● PROBLEM DETAILS: Only the lines from the start of the data below through the line that contains "15230, 15860, 16470]" are to be copied, exactly and without pictures.

--- START INFORMATION PROVIDED ---

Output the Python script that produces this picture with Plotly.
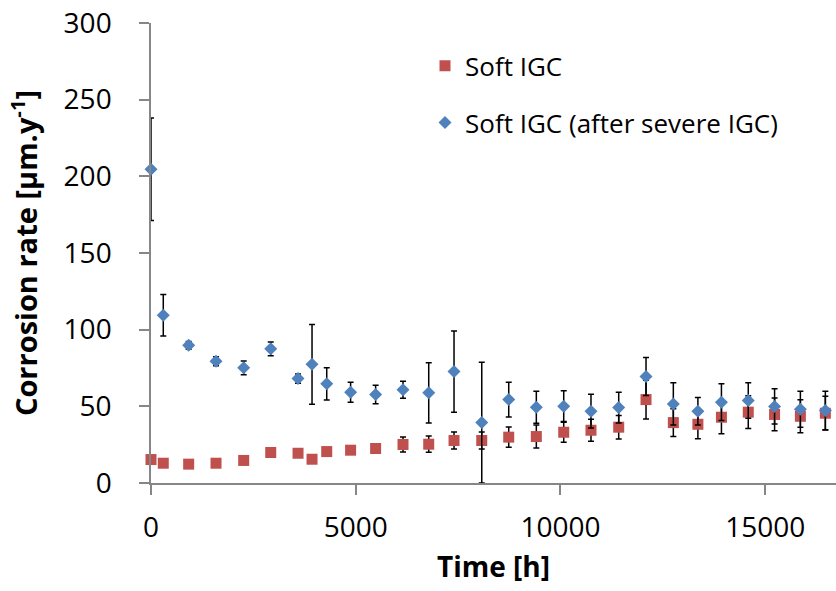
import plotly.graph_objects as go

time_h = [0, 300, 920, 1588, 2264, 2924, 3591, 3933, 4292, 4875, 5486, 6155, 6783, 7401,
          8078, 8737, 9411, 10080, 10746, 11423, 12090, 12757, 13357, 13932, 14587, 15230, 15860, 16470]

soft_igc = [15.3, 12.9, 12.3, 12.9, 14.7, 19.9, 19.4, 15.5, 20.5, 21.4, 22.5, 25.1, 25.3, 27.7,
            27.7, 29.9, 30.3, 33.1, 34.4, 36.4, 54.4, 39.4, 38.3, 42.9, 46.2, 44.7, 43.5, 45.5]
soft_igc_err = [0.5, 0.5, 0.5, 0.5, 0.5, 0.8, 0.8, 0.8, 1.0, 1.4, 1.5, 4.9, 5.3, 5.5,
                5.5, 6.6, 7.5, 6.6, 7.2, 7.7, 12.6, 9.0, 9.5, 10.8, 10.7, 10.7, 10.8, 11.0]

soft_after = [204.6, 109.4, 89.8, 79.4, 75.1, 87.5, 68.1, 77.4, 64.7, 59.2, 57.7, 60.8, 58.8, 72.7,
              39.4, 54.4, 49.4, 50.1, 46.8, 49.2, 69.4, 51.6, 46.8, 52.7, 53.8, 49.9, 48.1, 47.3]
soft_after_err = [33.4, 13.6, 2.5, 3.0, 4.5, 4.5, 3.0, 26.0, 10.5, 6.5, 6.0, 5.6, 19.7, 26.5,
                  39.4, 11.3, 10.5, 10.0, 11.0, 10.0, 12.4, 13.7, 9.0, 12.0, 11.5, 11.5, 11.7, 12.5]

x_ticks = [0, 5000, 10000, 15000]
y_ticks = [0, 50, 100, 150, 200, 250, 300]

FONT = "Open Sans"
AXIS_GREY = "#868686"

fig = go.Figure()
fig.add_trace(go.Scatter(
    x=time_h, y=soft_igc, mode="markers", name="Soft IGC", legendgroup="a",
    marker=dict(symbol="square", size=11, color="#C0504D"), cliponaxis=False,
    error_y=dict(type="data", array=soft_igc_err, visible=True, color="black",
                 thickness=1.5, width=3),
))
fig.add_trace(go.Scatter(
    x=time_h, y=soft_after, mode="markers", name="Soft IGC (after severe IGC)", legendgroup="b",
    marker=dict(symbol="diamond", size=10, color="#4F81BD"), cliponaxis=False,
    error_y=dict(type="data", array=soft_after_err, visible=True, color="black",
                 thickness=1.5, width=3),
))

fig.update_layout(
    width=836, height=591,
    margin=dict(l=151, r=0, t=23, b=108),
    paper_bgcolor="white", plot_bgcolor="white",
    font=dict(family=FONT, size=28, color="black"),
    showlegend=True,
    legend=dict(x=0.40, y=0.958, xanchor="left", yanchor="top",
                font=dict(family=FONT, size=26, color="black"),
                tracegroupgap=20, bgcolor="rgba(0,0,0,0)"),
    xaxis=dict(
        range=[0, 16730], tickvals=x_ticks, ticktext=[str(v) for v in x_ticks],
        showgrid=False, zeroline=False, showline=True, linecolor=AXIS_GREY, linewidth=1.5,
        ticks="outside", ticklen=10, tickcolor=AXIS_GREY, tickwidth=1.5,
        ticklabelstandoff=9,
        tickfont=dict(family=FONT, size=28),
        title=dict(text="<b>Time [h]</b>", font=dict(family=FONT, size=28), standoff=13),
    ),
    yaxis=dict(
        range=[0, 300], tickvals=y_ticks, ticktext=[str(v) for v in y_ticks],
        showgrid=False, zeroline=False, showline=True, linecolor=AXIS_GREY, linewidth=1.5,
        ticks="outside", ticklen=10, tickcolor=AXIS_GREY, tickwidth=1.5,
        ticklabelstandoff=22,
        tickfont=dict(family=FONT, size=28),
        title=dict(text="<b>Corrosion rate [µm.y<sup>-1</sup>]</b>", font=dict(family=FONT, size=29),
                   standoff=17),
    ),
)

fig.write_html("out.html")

--- END INFORMATION PROVIDED ---

● COMPLETE ANSWER:
Output the Python script that produces this picture with Plotly.
import plotly.graph_objects as go

time_h = [0, 300, 920, 1588, 2264, 2924, 3591, 3933, 4292, 4875, 5486, 6155, 6783, 7401,
          8078, 8737, 9411, 10080, 10746, 11423, 12090, 12757, 13357, 13932, 14587, 15230, 15860, 16470]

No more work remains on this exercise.